The exchange-services suffered an outage this morning that resulted in a downtime of a few hours. This update will provide details of the reasons for the incident, and it’s resolution.
The exchange service recently has been updated to run on Amazon Linux 2 in the AWS Elastic Beanstalk (EB) container service. This upgrade was rolled out a couple of weeks ago and has been running successfully since the upgrade. As part of the upgrade the opportunity was taken to add a new load balancer for all the new and updated EB services. This will improve resiliency and reduces costs as well as reducing the overall complexity of managing single-instance load balances for the microservices.

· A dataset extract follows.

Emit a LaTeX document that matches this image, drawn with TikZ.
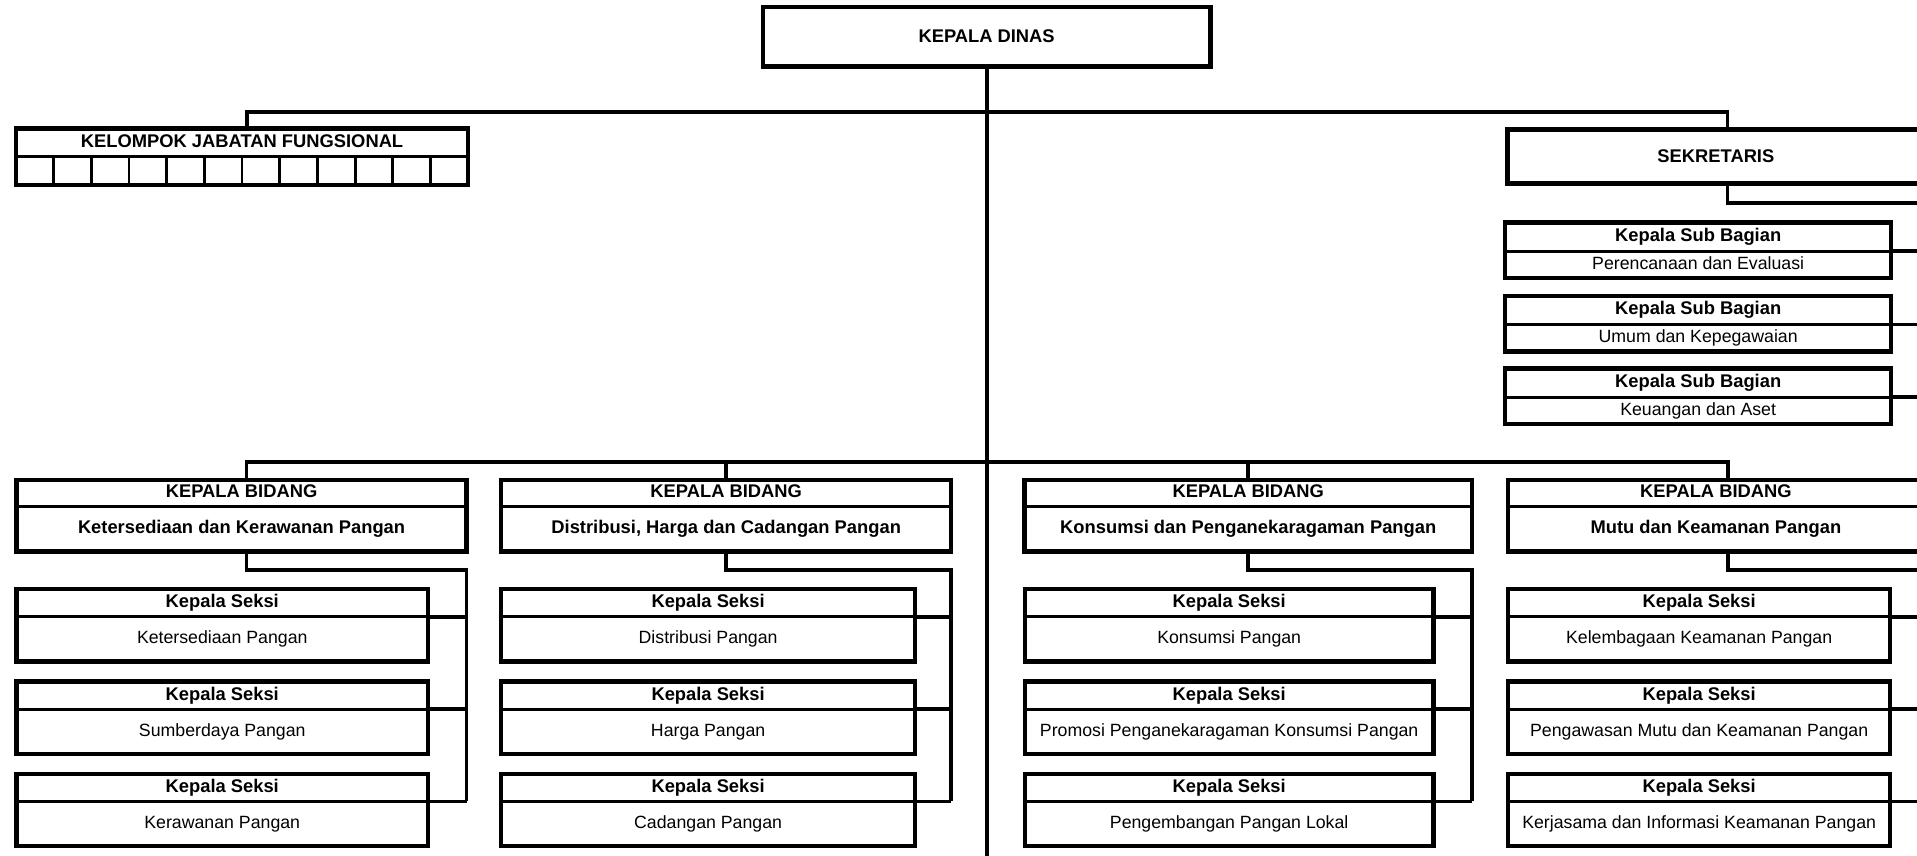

At approximately 02:45 GMT the AWS container management service performed an update on the exchange-service containers (production and test as they share a maintenance window.) As part of this update it caused the instances to be deregistered from the load balancers target groups. This caused the load balancer to have no available targets for the exchange service rules and as such requests were met with a 503 Service Unavailable response. The outage lasted until approximately 09:00 GMT when the issue was resolved.
As soon as this was figured out this morning (it was not obvious) the applications were re-registered with the appropriate target groups and normal operating service was resumed. The impact of this outage was:
- Online quotes, although sent and processed correctly in TGSL were not sent to exchange.
- Responses to Customer/Quotation surveys would have not been sent.
- Responses to contact forms would not have been sent.
Of these issues we were able to send all the data to exchange almost immediately for the online quotes as this is retained within the quote service to be resent in case of any such issues. As the data is sent directly to the exchange microservice for the other form based responses these are unable to be resent. This would affect any such responses from customers between 02:45 and 09:00 GMT.
To mitigate against potential issues in the future, the following have/will be carried out immediately:
- The autoscaling configuration of the target groups is to be amended in order to automatically register updated target application containers.
- Test maintenance windows on AWS will be configured to hit a few days before the production ones.
As part of the forward architecture plan a possible middle message processing layer could be added in order to process and retry failed sends to the exchange microservice. This message layer could be a fully manged AWS service or serverless function that would be extremely resilient to any sort of outage. This would increase the complexity dramatically however, as well as adding as yet undefined services costs from AWS. Pros/cons will be weighed up in any long-term architecture roadmap.